Australia’s stringent guns laws could provide the model America needs
Many Australians can tell you exactly where they were when news of the Port Arthur massacre broke; I was in grade school when our worst mass shooting — to date — happened. Although shocked, I felt safe — a certainty that someone would do something about it.
Once the media grew tired of dissecting the killer’s life, the national conversation — held on bar stools and in classrooms — turned quickly to gun control and how we, as a nation, would avoid becoming our biggest fear: “just like the Yanks,” whose shootings were commonplace.
Twelve days after the massacre, Australian prime minister John Howard introduced the National Firearms Agreement, a series of gun reforms that included a memorandum on the sale of semi-automatic weapons, and a 28-day cooling off period between licensing and ownership of a firearm. The government implemented a buyback scheme generous enough that farmers voluntarily walked into police stations and handed over their much-loved rifles.
I experienced this reform swiftly; the shooting occurred and suddenly, there was news footage of artillery mountains forming in the dump. The guns were gone and safety was restored.
There have been no mass shootings since the 1996 Port Arthur massacre, and we gladly file it in back of our mind as an ugly and surreal moment in Australian history.
And while it may seem smug and self-congratulatory to prescribe this same approach to America in the wake of their Las Vegas tragedy, the simple fact is that gun control laws work.
Granted, America and Australia are very different countries: America would have to remove 40 million guns to match the 700 000 recouped in Australia’s buyback scheme (half of all guns owned in the country).
But the two countries share similarities. Australia love guns too — the infamous Ned Kelly, the pistol-slinging bushman, is a national figure. Our mental health care system is burdened. We are a lucky and flawed country. We don’t get it right on many things, but our gun laws do work.
And herein lies the attitude why: rather than treating the Port Arthur massacre as the act of a deranged individual, the government and media admitted — quickly — that it was systematic.
From the plethora of articles I devoured after the latest and worst mass shooting in America’s history, one line stood out — a line that broke down the payout percentage from the poker machines that the gunman liked to play. And once I learned that the gunman ordered two sodas, a burger, and a bagel two days before the shooting, I stopped myself and asked why the media was wasting paper on the killer’s motives while ignoring larger issue at hand: gun control.

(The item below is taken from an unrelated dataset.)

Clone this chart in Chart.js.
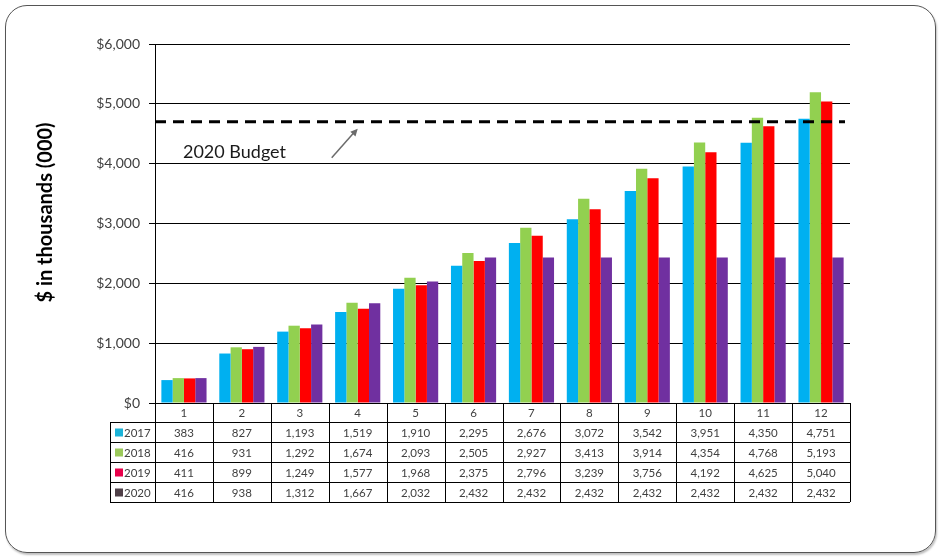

There’s no certainty in gun regulation as a whole and total solution. What is certain is that without gun control, there will be more Steven Paddocks.
One of the loudest arguments opposing gun control is the constitutional right to bear arms. Does this supersede the right of a child to feel safe? In the wake of such tragedies, there’s a need for America and the world to decide what is worth protecting and how it can be done.

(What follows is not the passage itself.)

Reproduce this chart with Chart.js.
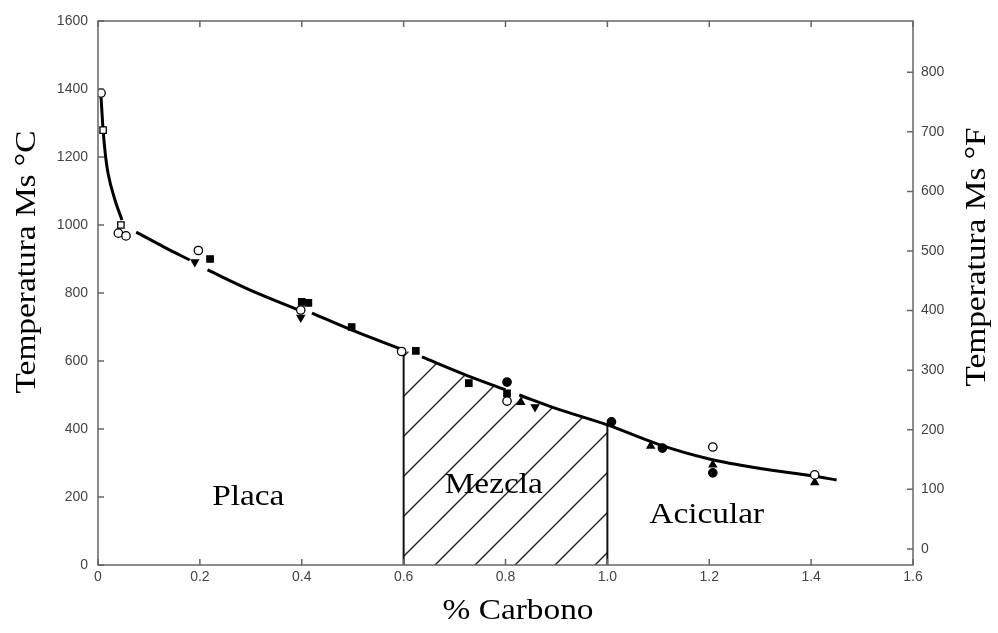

Since Sandy Hook in 2012, there have been 12 mass shootings (with at least three people wounded or killed in each). Even though Australia’s gun control model is imperfect, it’s now time to consider all strategies — and fast.
Tim Fischer, the deputy prime minister at the time of the Port Arthur massacre, summarized Australia’s approach to gun control after the Sandy Hook shooting, a massacre that killed 20 children and six adults.
“Port Arthur was our Sandy Hook,” Fischer said, “Port Arthur we acted on. The USA is not prepared to act on their tragedies.”